▶ [Aim of the task] Every line with the string "this" should be gathered.

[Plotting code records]
##############################
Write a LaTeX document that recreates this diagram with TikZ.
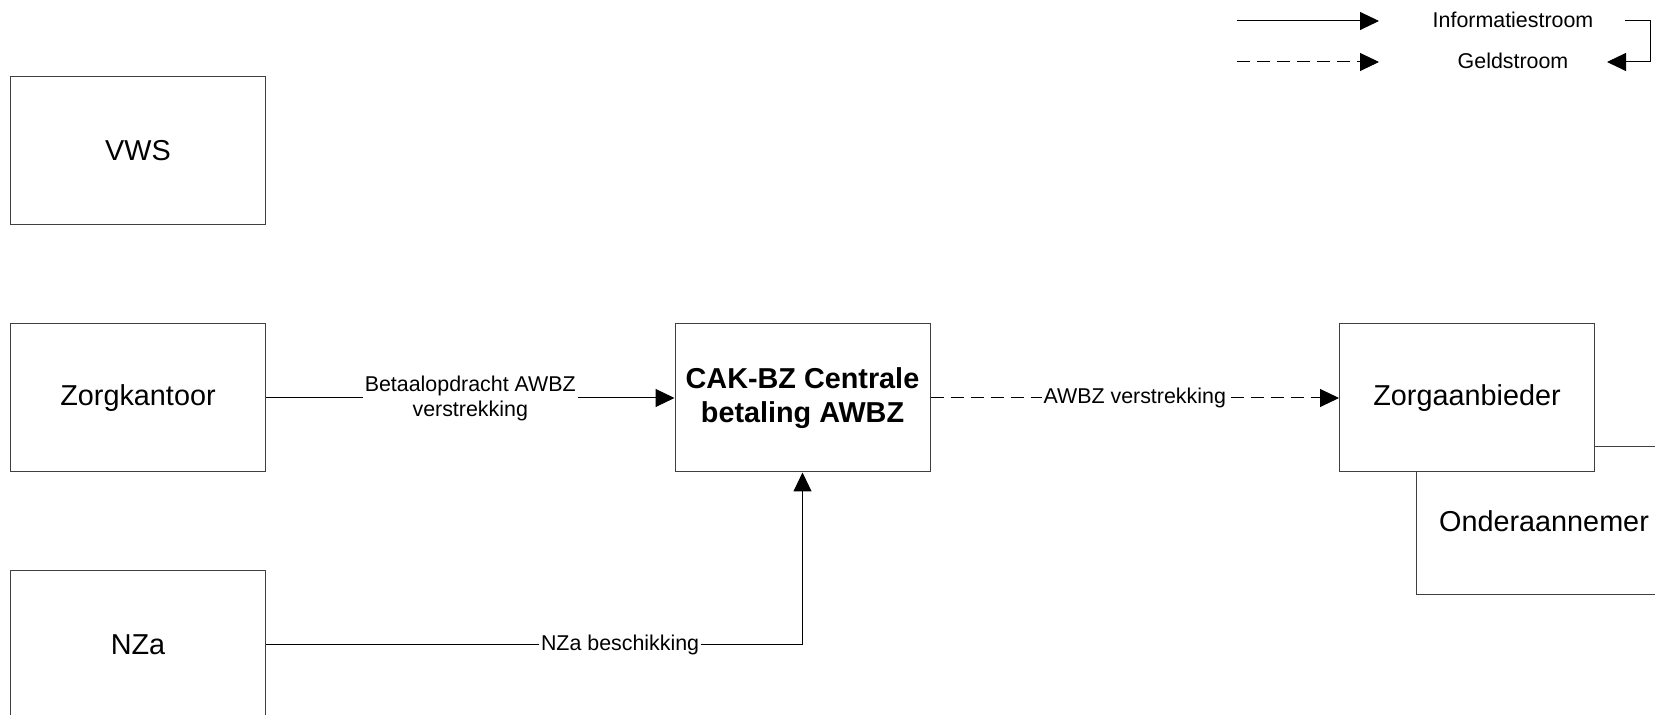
\documentclass[tikz,border=0pt]{standalone}
\usepackage{fontspec}
\setmainfont{Liberation Sans}
\usetikzlibrary{positioning,arrows.meta}

\begin{document}
\begin{tikzpicture}[
    x=0.5pt, y=-0.5pt,
    node distance=49pt and 204.25pt,
    every node/.style={font=\fontsize{10.7}{12.5}\selectfont},
    box/.style={draw=black!75, fill=white, line width=0.5pt, align=center, minimum width=127.5pt, minimum height=74pt, font=\fontsize{14.4}{17.3}\selectfont},
    lbl/.style={fill=white, inner sep=1pt, align=center},
    infopijl/.style={-{Triangle[length=9.5pt, width=9pt]}, line width=0.5pt},
    geldpijl/.style={infopijl, dash pattern=on 6.5pt off 3.5pt}
  ]
    \clip (0,0) rectangle (1655,715);

    % subcontractor lies behind the care provider
    \node[box] (onderaannemer) at (1544,521) {Onderaannemer};

    \node[box] (zorgkantoor) at (138,398) {Zorgkantoor};
    \node[box, above=of zorgkantoor] (vws) {VWS};
    \node[box, below=of zorgkantoor] (nza) {NZa};
    \node[box, right=of zorgkantoor] (cak) {\bfseries CAK-BZ Centrale\\\bfseries betaling AWBZ};
    \node[box, right=of cak] (zorgaanbieder) {Zorgaanbieder};

    \draw[infopijl] (zorgkantoor.east) -- node[lbl] {Betaalopdracht AWBZ\\verstrekking} (cak.west);
    \draw[geldpijl] (cak.east) -- node[lbl] {AWBZ verstrekking} (zorgaanbieder.west);
    \draw[infopijl] (nza.east) -| node[lbl, pos=0.33] {NZa beschikking} (cak.south);

    % legend
    \node (info) at (1513,20) {Informatiestroom};
    \node (geld) at (1513,61) {Geldstroom};
    \coordinate (infoA) at (1237,21);
    \coordinate (infoB) at (1379,21);
    \coordinate (geldA) at (1237,62);
    \coordinate (geldB) at (1379,62);
    \coordinate (lusA) at (1625,21);
    \coordinate (lusB) at (1607,62);
    \draw[infopijl] (infoA) -- (infoB);
    \draw[geldpijl] (geldA) -- (geldB);
    \draw[infopijl] (lusA) -| ++(25,41) -- (lusB);
  \end{tikzpicture}
\end{document}
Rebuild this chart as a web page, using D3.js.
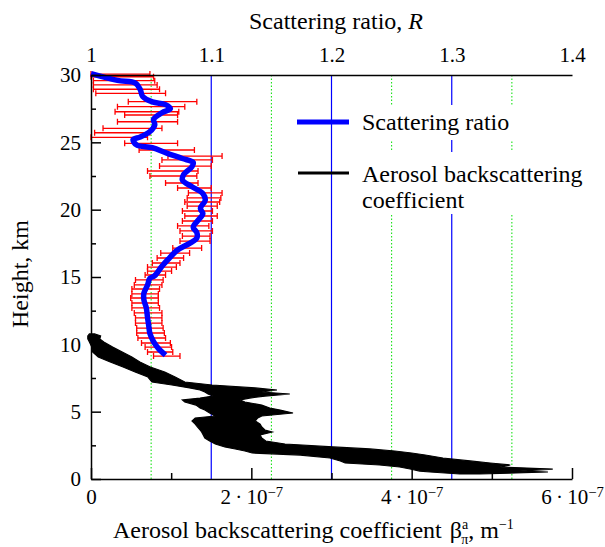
<!DOCTYPE html>
<html><head><meta charset="utf-8">
<script src="https://cdn.jsdelivr.net/npm/d3@7"></script>
<style>html,body{margin:0;padding:0;background:#fff}svg{display:block}</style>
</head><body>
<svg id="c" width="605" height="547"></svg>
<script>
// ---- data ----
const ratioH = [30.1,29.6,29.4,28.9,28.4,28.0,27.8,27.5,27.2,26.7,26.3,25.8,25.4,25.2,24.8,24.6,24.2,23.8,23.5,23.2,22.6,22.2,21.7,21.2,20.7,20.1,19.7,19.2,18.7,18.3,17.9,17.5,17.0,16.3,15.8,15.1,14.9,14.4,13.8,13.3,12.7,12.0,11.4,10.8,10.2,9.7,9.2];
const ratioR = [1.000,1.022,1.037,1.041,1.043,1.051,1.062,1.066,1.059,1.052,1.053,1.049,1.041,1.035,1.038,1.051,1.063,1.076,1.085,1.084,1.077,1.076,1.084,1.093,1.095,1.091,1.093,1.089,1.085,1.088,1.088,1.082,1.072,1.064,1.059,1.053,1.049,1.047,1.044,1.044,1.046,1.047,1.048,1.049,1.052,1.056,1.062];

const errH  = [30.07,29.87,29.58,29.26,28.94,28.64,28.02,27.65,27.27,27.03,26.53,26.04,25.71,25.37,24.93,24.43,23.98,23.69,23.24,22.87,22.50,21.98,21.61,21.24,20.87,20.57,20.27,19.90,19.53,19.16,18.79,18.42,18.04,17.67,17.15,16.78,16.41,16.04,15.74,15.44,15.15,14.78,14.41,14.11,13.74,13.44,13.07,12.70,12.33,11.96,11.58,11.21,10.84,10.47,10.10,9.80,9.43,9.13];
const errLo = [1.000,1.000,1.002,1.002,1.002,1.004,1.031,1.022,1.020,1.028,1.022,1.010,1.003,1.000,1.028,1.040,1.064,1.059,1.057,1.047,1.049,1.062,1.072,1.081,1.080,1.078,1.080,1.076,1.078,1.076,1.072,1.074,1.076,1.074,1.068,1.058,1.055,1.051,1.047,1.047,1.045,1.037,1.036,1.034,1.034,1.033,1.034,1.034,1.036,1.037,1.037,1.038,1.038,1.039,1.042,1.045,1.047,1.052];
const errHi = [1.049,1.052,1.053,1.055,1.057,1.062,1.088,1.078,1.073,1.072,1.072,1.059,1.049,1.047,1.072,1.086,1.109,1.101,1.100,1.089,1.088,1.089,1.100,1.109,1.108,1.107,1.105,1.101,1.105,1.101,1.098,1.101,1.099,1.099,1.092,1.082,1.077,1.074,1.071,1.067,1.062,1.060,1.059,1.057,1.056,1.056,1.056,1.057,1.059,1.059,1.059,1.060,1.061,1.062,1.066,1.067,1.068,1.074];

// aerosol backscattering coefficient envelope, units of 1e-7 m^-1
const bscH   = [10.77,10.62,10.40,10.17,9.80,9.43,9.06,8.69,8.32,7.95,7.57,7.20,6.98,6.76,6.61,6.46,6.31,6.16,6.01,5.87,5.72,5.49,5.27,5.12,4.90,4.68,4.53,4.31,4.08,3.86,3.64,3.49,3.27,3.04,2.82,2.60,2.38,2.23,2.08,1.93,1.78,1.56,1.34,1.19,1.04,0.89,0.74,0.59,0.52,0.37];
const bscMin = [-0.02,-0.04,-0.04,-0.02,0.01,0.02,0.09,0.24,0.40,0.55,0.71,0.76,1.01,1.23,1.36,1.42,1.46,1.52,1.36,1.14,1.17,1.31,1.36,1.42,1.48,1.55,1.30,1.26,1.30,1.33,1.36,1.38,1.40,1.42,1.48,1.55,1.67,1.80,1.92,2.01,2.61,2.98,3.11,3.17,3.60,3.85,3.98,4.10,4.23,4.60];
const bscMax = [0.05,0.12,0.11,0.16,0.27,0.39,0.51,0.61,0.74,0.92,1.05,1.17,1.51,2.05,2.32,2.13,2.48,2.17,1.98,1.86,1.92,2.13,2.23,2.36,2.52,2.13,2.08,2.05,2.11,2.13,2.17,2.26,2.11,2.13,2.18,2.42,3.02,3.48,3.79,4.00,4.17,4.39,4.73,4.98,5.23,5.10,5.76,5.35,5.70,4.85];

const heightTicks = [0,5,10,15,20,25,30];
const heightMinor = [2.5,7.5,12.5,17.5,22.5,27.5];
const ratioTicks = [1,1.1,1.2,1.3,1.4];
const ratioTickLabels = ["1","1.1","1.2","1.3","1.4"];
const ratioBlue = [1.1,1.2,1.3];
const ratioGreen = [1.05,1.15,1.25,1.35];
const betaTicks = [0,2e-7,4e-7,6e-7];
const betaTickMant = ["0","2","4","6"];
const betaMinor = [1e-7,3e-7,5e-7];

// ---- layout ----
const L = 91, R = 572, T = 75, B = 479;
const FONT = "'Liberation Serif', 'Times New Roman', serif";
const FS = 21;   // tick labels
const FT = 24;   // titles and legend

const svg = d3.select("#c");
const y = d3.scaleLinear().domain([0,30]).range([B,T]);
const xR = d3.scaleLinear().domain([1,1.4]).range([L,R]);
const xB = d3.scaleLinear().domain([0,6e-7]).range([L,R]);

// gridlines
svg.append("g").selectAll("line").data(ratioGreen).join("line")
  .attr("x1",d=>xR(d)).attr("x2",d=>xR(d)).attr("y1",T).attr("y2",B)
  .attr("stroke","#00e000").attr("stroke-width",1).attr("stroke-dasharray","1.5,2");
svg.append("g").selectAll("line").data(ratioBlue).join("line")
  .attr("x1",d=>xR(d)).attr("x2",d=>xR(d)).attr("y1",T).attr("y2",B)
  .attr("stroke","#0000ff").attr("stroke-width",1.2);

// aerosol backscatter envelope
const bsc = bscH.map((h,i)=>({h, lo:bscMin[i]*1e-7, hi:bscMax[i]*1e-7}));
svg.append("path").datum(bsc)
  .attr("d", d3.area().y(d=>y(d.h)).x0(d=>xB(d.lo)).x1(d=>xB(d.hi)).curve(d3.curveLinear))
  .attr("fill","#000").attr("stroke","#000").attr("stroke-width",1.2).attr("stroke-linejoin","miter");

// error bars
const err = errH.map((h,i)=>({h, lo:errLo[i], hi:errHi[i]}));
const eg = svg.append("g").attr("stroke","#ff0000").attr("stroke-width",1.3).attr("fill","none");
eg.selectAll("path").data(err).join("path")
  .attr("d", d=>{const yy=y(d.h), a=xR(d.lo), b=xR(d.hi);
    return `M${a},${yy}H${b}M${a},${yy-3}V${yy+3}M${b},${yy-3}V${yy+3}`;});

// scattering ratio line
const ratio = ratioH.map((h,i)=>({h, r:ratioR[i]}));
svg.append("path").datum(ratio)
  .attr("d", d3.line().x(d=>xR(d.r)).y(d=>y(d.h)).curve(d3.curveCatmullRom.alpha(0.5)))
  .attr("fill","none").attr("stroke","#0000ff").attr("stroke-width",5.5).attr("stroke-linejoin","round");

// axes
const txt = sel => sel.selectAll("text").attr("font-family",FONT).attr("font-size",FS).attr("fill","#000");
// left
const gl = svg.append("g").attr("transform",`translate(${L},0)`);
gl.call(d3.axisLeft(y).tickValues(heightTicks).tickSizeInner(-10).tickSizeOuter(0).tickPadding(10).tickFormat(d3.format("d")));
gl.call(txt);
gl.selectAll("line").attr("stroke","#000").attr("stroke-width",1.5);
gl.select(".domain").attr("stroke","#000").attr("stroke-width",1.5);
const glm = svg.append("g").attr("transform",`translate(${L},0)`);
glm.call(d3.axisLeft(y).tickValues(heightMinor).tickSizeInner(-5).tickSizeOuter(0).tickFormat(""));
glm.select(".domain").remove();
glm.selectAll("line").attr("stroke","#000").attr("stroke-width",1.5);

// bottom
const gb = svg.append("g").attr("transform",`translate(0,${B})`);
gb.call(d3.axisBottom(xB).tickValues(betaTicks).tickSizeInner(-11).tickSizeOuter(0).tickPadding(10).tickFormat((d,i)=>betaTickMant[i]));
gb.call(txt);
gb.selectAll("line").attr("stroke","#000").attr("stroke-width",1.5);
gb.select(".domain").attr("stroke","#000").attr("stroke-width",1.5);
gb.selectAll(".tick text").each(function(d,i){
  if(i===0) return;
  const t = d3.select(this); t.text(null);
  t.append("tspan").text(betaTickMant[i]+"\u2009\u00B7\u200910");
  t.append("tspan").attr("dy","-0.45em").attr("font-size",FS*0.7).text("\u22127");
});
const gbm = svg.append("g").attr("transform",`translate(0,${B})`);
gbm.call(d3.axisBottom(xB).tickValues(betaMinor).tickSizeInner(-6).tickSizeOuter(0).tickFormat(""));
gbm.select(".domain").remove();
gbm.selectAll("line").attr("stroke","#000").attr("stroke-width",1.5);

// top
const gt = svg.append("g").attr("transform",`translate(0,${T})`);
gt.call(d3.axisTop(xR).tickValues(ratioTicks).tickSize(0).tickPadding(13).tickFormat((d,i)=>ratioTickLabels[i]));
gt.call(txt);
gt.select(".domain").attr("stroke","#000").attr("stroke-width",1.5);

// titles
svg.append("text").attr("x",336).attr("y",29).attr("text-anchor","middle")
  .attr("font-family",FONT).attr("font-size",FT)
  .call(t=>{t.append("tspan").text("Scattering ratio, ");t.append("tspan").attr("font-style","italic").text("R");});
svg.append("text").attr("transform","translate(28,274) rotate(-90)").attr("text-anchor","middle")
  .attr("font-family",FONT).attr("font-size",FT).text("Height, km");
svg.append("text").attr("x",113).attr("y",538).attr("text-anchor","start")
  .attr("font-family",FONT).attr("font-size",FT)
  .call(t=>{
    t.append("tspan").text("Aerosol backscattering coefficient");
    t.append("tspan").attr("dx",8).text("\u03B2");
    t.append("tspan").attr("dy",-9).attr("font-size",14).text("a");
    t.append("tspan").attr("dx",-7).attr("dy",15).attr("font-size",14).text("\u03C0");
    t.append("tspan").attr("dy",-6).text(",  m");
    t.append("tspan").attr("dy",-9).attr("font-size",14).text("\u22121");
  });

// legend
const lg = svg.append("g");
lg.append("rect").attr("x",357).attr("y",105).attr("width",240).attr("height",35).attr("fill","#fff");
lg.append("rect").attr("x",357).attr("y",152).attr("width",240).attr("height",62).attr("fill","#fff");
lg.append("line").attr("x1",297).attr("x2",349).attr("y1",122).attr("y2",122).attr("stroke","#0000ff").attr("stroke-width",5);
lg.append("line").attr("x1",298).attr("x2",349).attr("y1",173).attr("y2",173).attr("stroke","#000").attr("stroke-width",3);
const lt = [["Scattering ratio",130],["Aerosol backscattering",182],["coefficient",208]];
lg.selectAll("text").data(lt).join("text").attr("x",362).attr("y",d=>d[1])
  .attr("font-family",FONT).attr("font-size",FT).text(d=>d[0]);
</script>
</body></html>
##############################
▶ [Complete output]
Write a LaTeX document that recreates this diagram with TikZ.
Rebuild this chart as a web page, using D3.js.
  const t = d3.select(this); t.text(null);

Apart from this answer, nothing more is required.